April 1, 2010 8:52am CST
i can say that we are a happy family, i and my brothers are close to each other we are holding together trough different trials and obstacles, papa is good to us he is caring, loving and understanding father, he give us advices if we need sum advice, mama is a good to us only one thing i could say to my mama is that she is a good mother i know all of us having a good parents . but when my mother died 7 years ago i our happy family was gone. for almost 7 years did my mom died papa married again.papa is change it seems that he is not my father we really don't know who is he. he became violent, as of now i don't know what kind of family we had.do you have a happy and perfect family?
• United States
4 Apr 10
No family and no person is "perfect". "Happiness" can be transitory - it comes and it goes. But joy is more lasting because it doesn't depend of circumstance or feelings. It is hard to lose a parent/wife/child - anyone - and it certainly does disrupt family life, even tear a family apart. But, our life circumstances dictate triumphing over trials, and we all have many hard, harsh trials to go through on this earth. All we can do is bring as much strength, love, and understanding to our situations as we can muster, and learn to get the wisdom and discernment such inordinately hard times eventually bring.
2 Apr 10
I never had a perfect family. There were a couple of times that we're happy, but never perfect. I think being a perfect family is just like so unreal. My mom and dad were always quarreling and they've separated numerous times since I was born. They were on and off and eventually, my brother and I got used to it. Well, it still hurts when I see them quarrel. At present, they're still separated, my dad doesn't live with us, but it's okay. I think it's better like this. At least, they're talking now. As for you, I understand that it's more difficult for you since you used to be a happy and perfect family as you said. I know you miss your family, and I think what you're going through is way harder than what i experienced with my family since I never knew what a happy and perfect family meant.
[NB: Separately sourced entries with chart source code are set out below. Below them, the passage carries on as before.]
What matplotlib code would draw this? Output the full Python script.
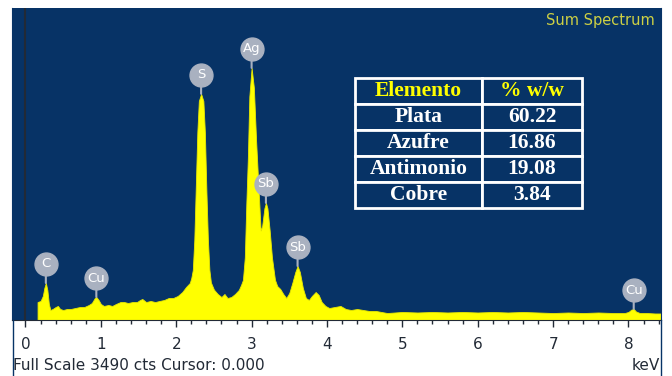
import numpy as np
import matplotlib
matplotlib.use('Agg')
import matplotlib.pyplot as plt
from matplotlib.transforms import offset_copy
from matplotlib.lines import Line2D

# Espectro EDS (keV, cuentas)
energia = [0.16, 0.20, 0.23, 0.25, 0.27, 0.29, 0.31, 0.33, 0.36, 0.40, 0.43, 0.46,
           0.50, 0.55, 0.60, 0.66, 0.72, 0.78, 0.84, 0.88, 0.92, 0.94, 0.97, 1.00,
           1.04, 1.10, 1.15, 1.20, 1.26, 1.31, 1.36, 1.42, 1.48, 1.52, 1.55, 1.60,
           1.66, 1.72, 1.78, 1.84, 1.90, 1.96, 2.02, 2.08, 2.13, 2.18, 2.20, 2.22,
           2.24, 2.26, 2.28, 2.30, 2.33, 2.36, 2.38, 2.40, 2.42, 2.44, 2.46, 2.50,
           2.55, 2.60, 2.64, 2.68, 2.73, 2.78, 2.83, 2.86, 2.885, 2.91, 2.93, 2.95,
           2.97, 3.00, 3.03, 3.06, 3.09, 3.12, 3.14, 3.17, 3.19, 3.21, 3.24, 3.27,
           3.31, 3.34, 3.38, 3.42, 3.46, 3.50, 3.54, 3.58, 3.61, 3.64, 3.68, 3.72,
           3.76, 3.80, 3.85, 3.89, 3.93, 3.98, 4.03, 4.10, 4.18, 4.25, 4.32, 4.40,
           4.48, 4.56, 4.65, 4.72, 4.80, 4.90, 5.00, 5.20, 5.40, 5.60, 5.80, 6.00,
           6.20, 6.40, 6.60, 6.80, 7.00, 7.20, 7.40, 7.60, 7.80, 7.95, 8.00, 8.04,
           8.07, 8.10, 8.15, 8.25, 8.35, 8.43]
cuentas = [201, 213, 269, 358, 414, 336, 179, 112, 123, 145, 157, 123,
           112, 123, 123, 134, 145, 145, 168, 190, 246, 257, 224, 179,
           157, 168, 157, 179, 201, 201, 190, 201, 201, 224, 235, 201,
           213, 201, 213, 224, 246, 246, 269, 313, 369, 414, 470, 560,
           900, 1500, 2100, 2450, 2530, 2450, 2100, 1450, 900, 560, 420, 340,
           291, 257, 291, 246, 257, 291, 336, 392, 448, 700, 1300, 1800,
           2500, 2820, 2600, 2000, 1500, 1000, 1050, 1250, 1310, 1250, 1000, 700,
           450, 380, 347, 291, 246, 302, 414, 537, 604, 537, 358, 246,
           224, 269, 313, 280, 201, 157, 134, 145, 157, 123, 112, 123,
           112, 101, 101, 90, 78, 84, 90, 84, 90, 84, 90, 84,
           90, 84, 90, 84, 78, 84, 78, 84, 78, 78, 90, 117,
           123, 95, 78, 78, 73, 73]

picos = ['C', 'Cu', 'S', 'Ag', 'Sb', 'Sb', 'Cu']
picos_kev = [0.27, 0.94, 2.33, 3.00, 3.19, 3.61, 8.07]
picos_cts = [414, 257, 2530, 2820, 1310, 604, 123]

elementos = ['Plata', 'Azufre', 'Antimonio', 'Cobre']
porcentajes = ['60.22', '16.86', '19.08', '3.84']

azul = '#073366'
gris = '#a9b1c0'
oscuro = '#222a36'

fig = plt.figure(figsize=(6.72, 3.76), dpi=100)
ax = fig.add_axes([12/672, 56/376, 649/672, 312/376])
ax.set_facecolor(azul)
ax.fill_between(energia, cuentas, 0, facecolor='#ffff00', edgecolor='#e8e800', lw=0.6, zorder=2)
ax.axvline(0, color=oscuro, lw=1.5, zorder=1)
ax.set_xlim(-0.179, 8.432)
ax.set_ylim(0, 3490)
ax.set_yticks([])
ax.set_xticks(range(9))
ax.set_xticks(np.arange(0, 8.41, 0.2), minor=True)
ax.tick_params(axis='x', which='major', direction='out', length=5, width=1,
               color=oscuro, labelsize=11, labelcolor=oscuro, pad=7)
ax.tick_params(axis='x', which='minor', direction='out', length=3, width=1, color=oscuro)
ax.spines['top'].set_visible(False)
ax.spines['left'].set_color(azul)
ax.spines['right'].set_color(azul)
ax.spines['bottom'].set_color(oscuro)

# bordes del panel blanco inferior
fig.add_artist(Line2D([12.5/672, 12.5/672], [0, 56/376], color=azul, lw=1))
fig.add_artist(Line2D([661/672, 661/672], [0, 56/376], color=azul, lw=1))

# etiquetas de los picos
desplazado = offset_copy(ax.transData, fig=fig, x=0, y=19, units='dots')
for nombre, e, c in zip(picos, picos_kev, picos_cts):
    ax.annotate('', xy=(e, c), xytext=(0, 19), textcoords='offset pixels',
                arrowprops=dict(arrowstyle='-', color=gris, lw=1.5, shrinkA=0, shrinkB=0),
                zorder=4)
    ax.plot(e, c, 'o', ms=16.5, color=gris, transform=desplazado, zorder=5)
    ax.text(e, c, nombre, transform=desplazado, ha='center', va='center',
            color='white', fontsize=9.5, zorder=6)

# tabla de composicion
celdas = [[el, p] for el, p in zip(elementos, porcentajes)]
tabla = ax.table(cellText=celdas, colLabels=['Elemento', '% w/w'], colWidths=[0.559, 0.441],
                 bbox=[0.5285, 0.359, 0.3498, 0.4167], cellLoc='center')
tabla.auto_set_font_size(False)
for (r, c), celda in tabla.get_celld().items():
    celda.set_facecolor(azul)
    celda.set_edgecolor('white')
    celda.set_linewidth(2)
    t = celda.get_text()
    t.set_color('#ffff00' if r == 0 else 'white')
    t.set_fontfamily('Liberation Serif')
    t.set_fontweight('bold')
    t.set_fontsize(15.5)

fig.text(655/672, 1 - 21/376, 'Sum Spectrum', ha='right', va='center',
         color='#cdd044', fontsize=10.5)
fig.text(13/672, 10/376, 'Full Scale 3490 cts Cursor: 0.000', ha='left', va='center',
         color=oscuro, fontsize=11)
fig.text(660/672, 10/376, 'keV', ha='right', va='center', color=oscuro, fontsize=11)

fig.savefig('out.png', dpi=100)
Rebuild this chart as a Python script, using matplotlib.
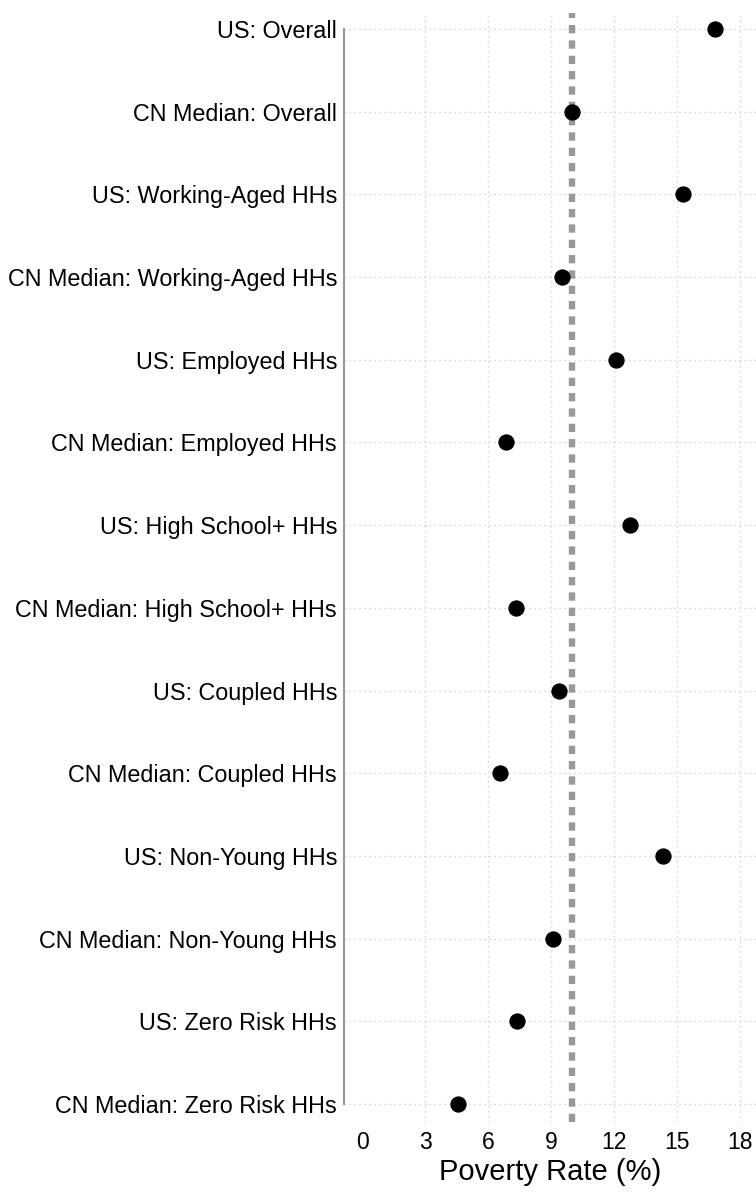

I think you should understand your father a little more, maybe he's still not over your mom. When you said violent, did you mean violent like hitting you or abusing you? Since he's been a good father to you in the past, then it's not impossible to bring him back. Have a good talk with him, tell him how you feel and make him feel that you love him and will always be there for him. I know you and your family will get through this. Good luck and God bless. :)
2 Apr 10
My family is far from perfect. I see the lives of my friends, and to me that is already perfect. It doesn't matter what their doing, or what's happening in their lives, what sort of problems they are going through. Anything different that my situation would be perfect. As a child, I wasn't exactly favored, and my parents didn't seem to see the importance of friendship or socialization. They believed in being conservative, keeping to themselves, and that kind of thing. Unfortunately, I'm a very social person ever since I was a child, and I got reprimanded for that. Something I don't really like!
2 Apr 10
I am sorry to hear about your family, too bad that your mom has to leave you all so soon that's why everything has changed in your family. But in every family there's always trials and problems but in God's time everything will be fine. As for me, I don't have a perfect family and I don't believe that there is such a thing. But yes we are happy but we also encounter problems. I think its just normal for every family to go through problems but its how you solve and make it work for each member of family.
2 Apr 10
Hi friend, I to love my family very much. My family consist of my mother, father, brother and me. My father and mother both are caring. My brother is also very friendly with me, he shares each and every think with me. But sometime we do fight, but it is solved. I think i am really very blessed.
2 Apr 10
that is really great to hear that you have a very happy family. i wish that i can say that to my family myself. but we are not at all happy family. we have lots and lots of problems and we are not that close at all. but i wish that we can also be happy as your family are right now.
2 Apr 10
My family is just great as it is...I love being around with them but I don't know..for some reasons I just don't like being around them for a long time...I want to be alone for a while and it's good enough for me to know that they are still doing okay...Maybe that's because I'm a loner by nature...It's not that I'm not thankful for such a happy family...
1 Apr 10
I don't! :( I grew up in a broken family. They're always fighting and passing obligations to each other. They aren't that financially unstable that's why I don't get that part when they fight. I've always been involved to their fights. I was always the one whose being asked to testify. I hate it cause they should do everything to prevent me from being involved. Instead of protecting my emotions as a child,they left me with a lot of baggages and obligations given that I'm the first born. Well,for me there's an ideal family but there's no perfect family. Not being bitter here just realistic. I want a peaceful family. But it's too late. My emotions are forcing me to rebel. Even I can't help it. Happy blogging! :)
1 Apr 10
family is changing and evolving. it is both a fortunate and unfortunate phenomenon depending on one's situation. what kind of family we have depends on the willingness and efforts each member puts in to make it become like that. a happy family means each member is happy with his/her situation. but happiness is not a permanent reality. as long as we hold on to that happiness pledge, things will become better and turn out fine. make each day a family day.